- [EXERCISE TASK]
Print the listing as it stands, omitting all images.

- [DATA LISTING]
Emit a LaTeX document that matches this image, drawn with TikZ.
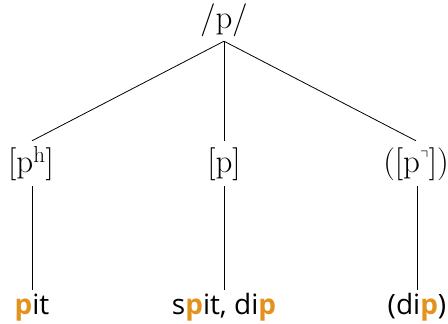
\documentclass[tikz,border=0pt]{standalone}
\usepackage{amssymb}
\usepackage{fontspec}
\setsansfont{Open Sans}
\definecolor{hl}{HTML}{E3921E}
\newcommand{\hp}{\textcolor{hl}{\textbf{p}}}
\begin{document}
\begin{tikzpicture}[x=1pt,y=-1pt,
  top/.style={anchor=base,inner sep=0pt,font=\fontsize{33}{38}\selectfont,text depth=13pt},
  mid/.style={anchor=base,inner sep=0pt,font=\fontsize{33}{38}\selectfont,text height=31pt,text depth=14pt},
  word/.style={anchor=base,inner sep=0pt,font=\sffamily\fontsize{28}{33}\selectfont,text height=24pt},
  edge/.style={line width=0.8pt}]
\useasboundingbox (0,0) rectangle (448,324);
\node[top] (r) at (224,28) {/p/};
\node[mid] (a) at (31,172) {[p$^{\mathrm{h}}$]};
\node[mid] (b) at (224,172) {[p]};
\node[mid] (c) at (416,172) {([p$^{\scriptscriptstyle\urcorner}$])};
\node[word] (wa) at (32,314) {\hp it};
\node[word] (wb) at (224,314) {s\hp it, di\hp};
\node[word] (wc) at (417,314) {(di\hp)};
\draw[edge] (r.south) -- ([xshift=1pt]a.north);
\draw[edge] (r.south) -- (b.north);
\draw[edge] (r.south) -- ([xshift=0pt]c.north);
\draw[edge] ([xshift=1pt]a.south) -- (wa.north);
\draw[edge] (b.south) -- (wb.north);
\draw[edge] ([xshift=1pt]c.south) -- (wc.north);
\end{tikzpicture}
\end{document}
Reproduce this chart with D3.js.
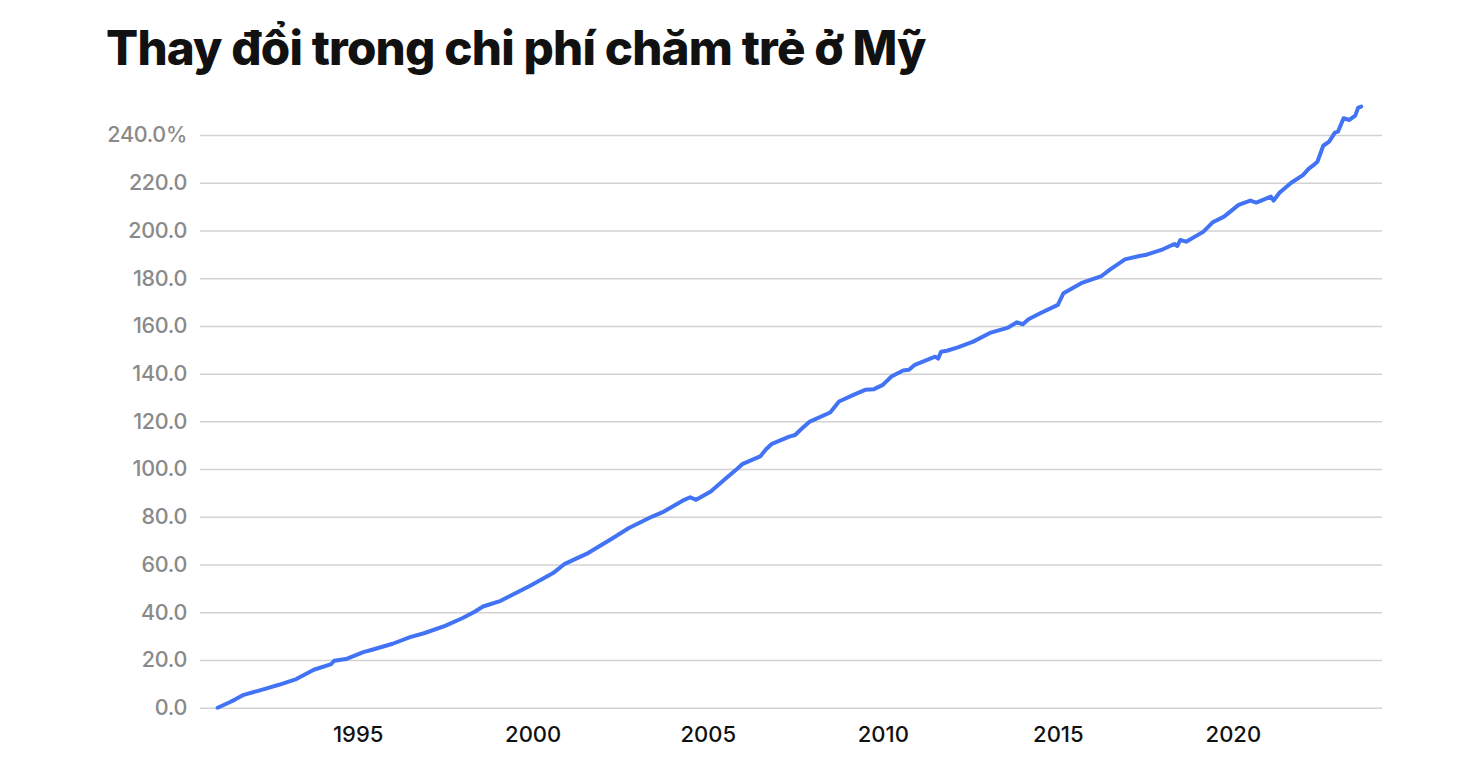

- [TASK ANSWER]
Emit a LaTeX document that matches this image, drawn with TikZ.
\documentclass[tikz,border=0pt]{standalone}
\usepackage{amssymb}
\usepackage{fontspec}
\setsansfont{Open Sans}
\definecolor{hl}{HTML}{E3921E}
\newcommand{\hp}{\textcolor{hl}{\textbf{p}}}
\begin{document}
\begin{tikzpicture}[x=1pt,y=-1pt,
  top/.style={anchor=base,inner sep=0pt,font=\fontsize{33}{38}\selectfont,text depth=13pt},
  mid/.style={anchor=base,inner sep=0pt,font=\fontsize{33}{38}\selectfont,text height=31pt,text depth=14pt},
  word/.style={anchor=base,inner sep=0pt,font=\sffamily\fontsize{28}{33}\selectfont,text height=24pt},
  edge/.style={line width=0.8pt}]
\useasboundingbox (0,0) rectangle (448,324);
\node[top] (r) at (224,28) {/p/};
\node[mid] (a) at (31,172) {[p$^{\mathrm{h}}$]};
\node[mid] (b) at (224,172) {[p]};
\node[mid] (c) at (416,172) {([p$^{\scriptscriptstyle\urcorner}$])};
\node[word] (wa) at (32,314) {\hp it};
\node[word] (wb) at (224,314) {s\hp it, di\hp};
\node[word] (wc) at (417,314) {(di\hp)};
\draw[edge] (r.south) -- ([xshift=1pt]a.north);
\draw[edge] (r.south) -- (b.north);
\draw[edge] (r.south) -- ([xshift=0pt]c.north);
\draw[edge] ([xshift=1pt]a.south) -- (wa.north);
\draw[edge] (b.south) -- (wb.north);
\draw[edge] ([xshift=1pt]c.south) -- (wc.north);
\end{tikzpicture}
\end{document}
Reproduce this chart with D3.js.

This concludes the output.